5. Train Man by Nakano Hitori
This book is very different from the rest on this list, but after the previous epic I needed to detox a bit. I actually managed to finish this one over just two days, not more than four or five hours in total. Train Man tells the true story of a super geek from the video games/manga porn/electronics-infested depths of Akihabara, Tokyo, whose “age = years without a girlfriend.” The book itself is essentially a transcript of the chat forum where “Train” describes how he saved a girl from a belligerent drunk on a train, and subsequently seeks the advice of his fellow super geeks as he tries to get together with her, updating them constantly about his progress.

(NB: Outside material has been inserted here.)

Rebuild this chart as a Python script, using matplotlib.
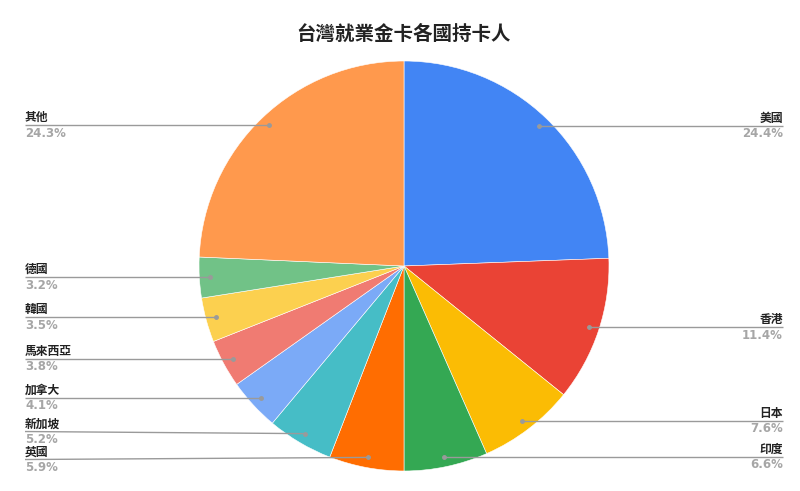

I thought Train Man was a really cute story, and knowing that it all happened in real time made my nerdy side glow with pride. Just as all the forlorn girlfriend-less geeks rallied behind Train, cheering him on and delighting in his successes as a distraction from their own failures, simply reading the chat log you can’t help but feel like a small part of the action. Train transforms from a super geek to a hero of all geeks, and in a way he kind of betrays them all for doing so, but he also shows them they’re not all as hopeless as they thought. Nerds of the world, unite!
Well, that’s five, so I guess I don’t have to fear the printed medium any longer. I don’t have any books lined up to read next, so if my list reminds you of a book you think I’d enjoy, please do share! And to all the recent university graduates out there, I wish you all the best in your recovery!